Perhaps it’s time that powerful men do a bit of self-exploration,
asking if their sense of masculinity is so depleted that only by
harassing, assaulting, drugging, and raping women can they see
themselves as “real” men. And it might behoove these same powerful
men to to define what a “real” man is, in the first place. Is it a
creature akin to Cassius’s description of Caesar who “doth bestride
the narrow world like a Colossus”, a godlike figure of immense power
who conquers nations, wears a laurel wreath, and sees his
magnificence sculpted in marble to last more than 1,000 years? Or is
it more caveman than conqueror, with drugs taking the place of
dragging women by their hair into a cave?
How pathetic if either of those examples act as powerful men’s only
definition of manhood, eh?
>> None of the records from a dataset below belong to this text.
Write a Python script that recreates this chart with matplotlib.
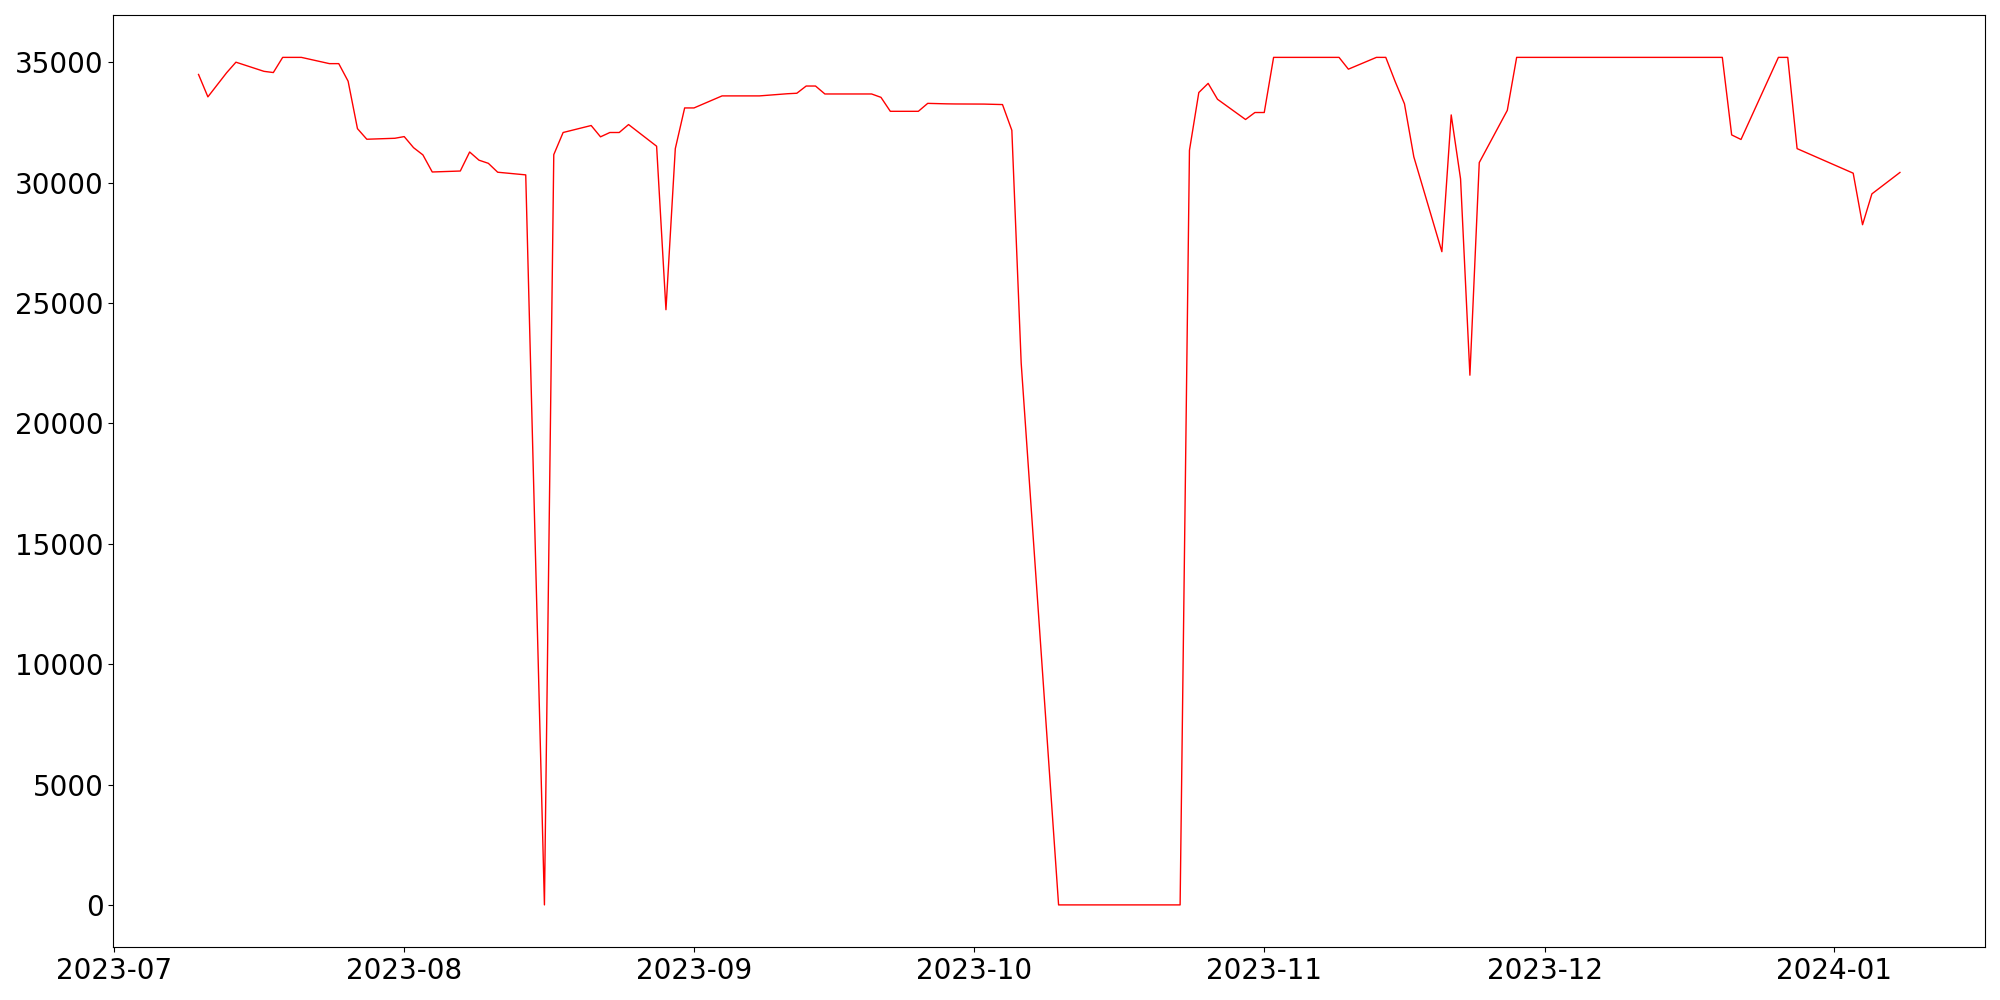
import numpy as np
import pandas as pd
import matplotlib
matplotlib.use("Agg")
import matplotlib.pyplot as plt

# values (weekday samples)
dates = [
    "2023-07-10", "2023-07-11", "2023-07-12", "2023-07-13", "2023-07-14",
    "2023-07-17", "2023-07-18", "2023-07-19", "2023-07-20", "2023-07-21",
    "2023-07-24", "2023-07-25", "2023-07-26", "2023-07-27", "2023-07-28",
    "2023-07-31", "2023-08-01", "2023-08-02", "2023-08-03", "2023-08-04",
    "2023-08-07", "2023-08-08", "2023-08-09", "2023-08-10", "2023-08-11",
    "2023-08-14", "2023-08-16", "2023-08-17", "2023-08-18",
    "2023-08-21", "2023-08-22", "2023-08-23", "2023-08-24", "2023-08-25",
    "2023-08-28", "2023-08-29", "2023-08-30", "2023-08-31", "2023-09-01",
    "2023-09-04", "2023-09-05", "2023-09-06", "2023-09-07", "2023-09-08",
    "2023-09-11", "2023-09-12", "2023-09-13", "2023-09-14", "2023-09-15",
    "2023-09-18", "2023-09-19", "2023-09-20", "2023-09-21", "2023-09-22",
    "2023-09-25", "2023-09-26", "2023-09-27", "2023-09-28", "2023-09-29",
    "2023-10-02", "2023-10-03", "2023-10-04", "2023-10-05", "2023-10-06",
    "2023-10-10", "2023-10-11", "2023-10-12", "2023-10-13",
    "2023-10-16", "2023-10-17", "2023-10-18", "2023-10-19", "2023-10-20",
    "2023-10-23", "2023-10-24", "2023-10-25", "2023-10-26", "2023-10-27",
    "2023-10-30", "2023-10-31", "2023-11-01", "2023-11-02", "2023-11-03",
    "2023-11-06", "2023-11-07", "2023-11-08", "2023-11-09", "2023-11-10",
    "2023-11-13", "2023-11-14", "2023-11-15", "2023-11-16", "2023-11-17",
    "2023-11-20", "2023-11-21", "2023-11-22", "2023-11-23", "2023-11-24",
    "2023-11-27", "2023-11-28", "2023-11-29", "2023-11-30", "2023-12-01",
    "2023-12-04", "2023-12-05", "2023-12-06", "2023-12-07", "2023-12-08",
    "2023-12-11", "2023-12-12", "2023-12-13", "2023-12-14", "2023-12-15",
    "2023-12-18", "2023-12-19", "2023-12-20", "2023-12-21", "2023-12-22",
    "2023-12-26", "2023-12-27", "2023-12-28",
    "2024-01-03", "2024-01-04", "2024-01-05", "2024-01-08",
]
values = [
    34490, 33560, 34060, 34560, 35000,
    34620, 34570, 35200, 35200, 35200,
    34940, 34940, 34210, 32240, 31800,
    31840, 31910, 31450, 31150, 30440,
    30480, 31270, 30930, 30800, 30430,
    30320, 0, 31160, 32080,
    32370, 31900, 32080, 32080, 32410,
    31510, 24720, 31410, 33100, 33100,
    33600, 33600, 33600, 33600, 33600,
    33690, 33710, 34010, 34010, 33680,
    33680, 33680, 33680, 33540, 32960,
    32960, 33290, 33280, 33270, 33265,
    33260, 33250, 33240, 32170, 22500,
    0, 0, 0, 0,
    0, 0, 0, 0, 0,
    0, 31340, 33740, 34120, 33460,
    32620, 32910, 32910, 35200, 35200,
    35200, 35200, 35200, 35200, 34710,
    35200, 35200, 34200, 33270, 31070,
    27130, 32810, 30150, 22000, 30830,
    33000, 35200, 35200, 35200, 35200,
    35200, 35200, 35200, 35200, 35200,
    35200, 35200, 35200, 35200, 35200,
    35200, 35200, 35200, 31980, 31790,
    35200, 35200, 31410,
    30390, 28250, 29530, 30420,
]

x = pd.to_datetime(dates)

fig, ax = plt.subplots(figsize=(20, 10), dpi=100)
ax.plot(x, values, color="red", linewidth=1)
ax.tick_params(axis="both", labelsize=20)
plt.tight_layout()
plt.savefig("out.png")
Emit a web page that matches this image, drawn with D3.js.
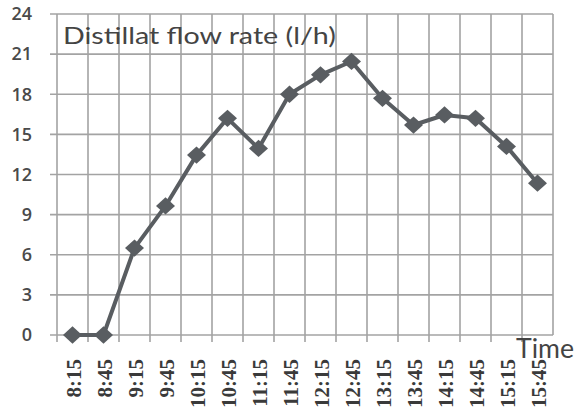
<!DOCTYPE html>
<html><head><meta charset="utf-8">
<script src="https://cdn.jsdelivr.net/npm/d3@7"></script>
<style>body{margin:0;background:#fff}svg{display:block}</style>
</head><body>
<svg id="c" width="574" height="412"></svg>
<script>
const categories = ["8:15","8:45","9:15","9:45","10:15","10:45","11:15","11:45","12:15","12:45","13:15","13:45","14:15","14:45","15:15","15:45"];
const flowRate = [0, 0, 6.5, 9.65, 13.45, 16.2, 13.95, 18.0, 19.45, 20.45, 17.7, 15.7, 16.45, 16.2, 14.1, 11.35];
const yTicks = [0, 3, 6, 9, 12, 15, 18, 21, 24];
const chartTitle = "Distillat flow rate (l/h)";
const xTitle = "Time";

(function () {
const svg = d3.select("#c");
const mLeft = 57, mRight = 553, mTop = 14, mBottom = 335;
const x = d3.scaleBand().domain(categories).range([mLeft, mRight]);
const y = d3.scaleLinear().domain([0, 24]).range([mBottom, mTop]);
const gridColor = "#a3a3a3";

// horizontal gridlines (with outward ticks)
svg.append("g").selectAll("line").data(yTicks).join("line")
  .attr("x1", mLeft - 7).attr("x2", mRight)
  .attr("y1", d => y(d)).attr("y2", d => y(d))
  .attr("stroke", gridColor).attr("stroke-width", 1.6);

// vertical gridlines at category boundaries
const bounds = categories.map(c => x(c)).concat([mRight]);
svg.append("g").selectAll("line").data(bounds).join("line")
  .attr("x1", d => d).attr("x2", d => d)
  .attr("y1", mTop).attr("y2", (d, i) => i === bounds.length - 1 ? mBottom : mBottom + 7)
  .attr("stroke", gridColor).attr("stroke-width", 1.6);

// y tick labels
svg.append("g").selectAll("text").data(yTicks).join("text")
  .attr("x", 32).attr("y", d => y(d)).attr("dy", "0.35em")
  .attr("text-anchor", "end")
  .attr("font-family", "Open Sans, sans-serif").attr("font-size", 18).attr("font-weight", 600)
  .attr("fill", "#4a4a4a").text(d => d);

// x tick labels rotated
svg.append("g").selectAll("text").data(categories).join("text")
  .attr("transform", d => `translate(${x(d) + x.bandwidth() / 2 + 1},${mBottom + 24}) rotate(-90)`)
  .attr("text-anchor", "end").attr("dy", "0.35em")
  .attr("font-family", "Liberation Serif, serif").attr("font-size", 21).attr("font-weight", 600)
  .attr("fill", "#3a3a3a").text(d => d);

// line
const line = d3.line().x((d, i) => x(categories[i]) + x.bandwidth() / 2).y(d => y(d));
svg.append("path").datum(flowRate).attr("d", line)
  .attr("fill", "none").attr("stroke", "#595d61").attr("stroke-width", 4)
  .attr("stroke-linejoin", "round");

// diamond markers
const sym = d3.symbol().type(d3.symbolDiamond2).size(190);
svg.append("g").selectAll("path").data(flowRate).join("path")
  .attr("transform", (d, i) => `translate(${x(categories[i]) + x.bandwidth() / 2},${y(d)}) scale(1.1,1)`)
  .attr("d", sym).attr("fill", "#595d61");

// title
svg.append("text").attr("x", 63).attr("y", 44)
  .attr("font-family", "Lato, sans-serif").attr("font-size", 23)
  .attr("fill", "#444").attr("textLength", 273).attr("lengthAdjust", "spacingAndGlyphs")
  .text(chartTitle);

// x-axis title
svg.append("text").attr("x", 516).attr("y", 358)
  .attr("font-family", "Lato, sans-serif").attr("font-size", 27)
  .attr("fill", "#444").attr("textLength", 58).attr("lengthAdjust", "spacingAndGlyphs")
  .text(xTitle);
})();
</script>
</body></html>
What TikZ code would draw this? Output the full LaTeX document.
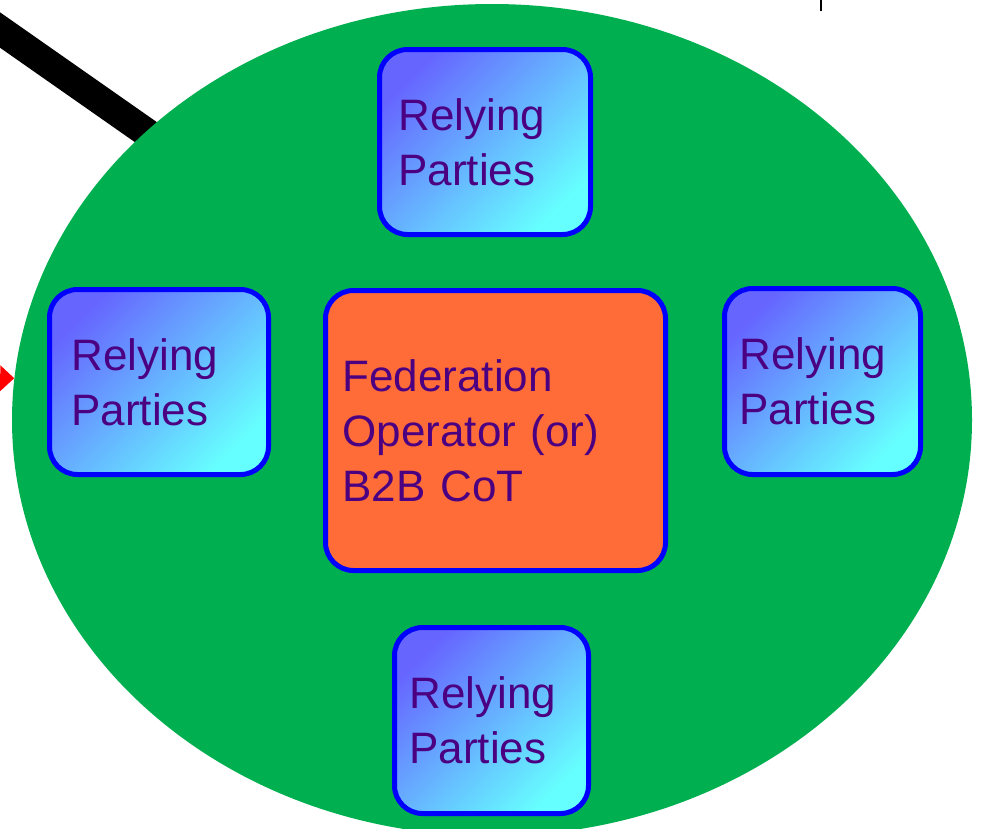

What little creatures they are if their
very sense of self must be bolstered by establishing empires or
assaulting women.
When a man in power feels and succumbs to a need to display his
genitals or to use them in the assault of a woman, he makes himself
not only insignificant. He makes himself contemptible. He reduces
himself to the power he clings to, the power he seeks to accumulate,
and to the genitalia that he likes to photograph and send to women.
We often ask in astonishment, “What was he thinking?” when a man
does such a thing. The only answer I’ve been able to come up with is
this: he must have been thinking that a woman is going to swoon at
the sight of an up-close-and-personal photo of that which dangles
between his legs. While I don’t actually know any women who are
interested in having their lives completed by receiving such a
photograph, I’m perfectly willing to admit that such women may well
be out there.
Yet we cannot deny that power often brings out the worst in people,
and political power often tempts those same people to cross over the
line that separates the acceptable from the questionable; the
honorable from the contemptible; and the dignified from the
disgraceful.
We of the masses have seen the unwise, unethical, illegal, arrogant,
and hurtful choices powerful men make it over and over again. It
would be a triumph of our species should we actually be beyond those
men’s inclination to make these choices. We are, however and alas,
not beyond that point. Instead we’re hurtling through a present and
toward a future that appears to ask far too much of us to take the
time to question who we are as well as who we are becoming.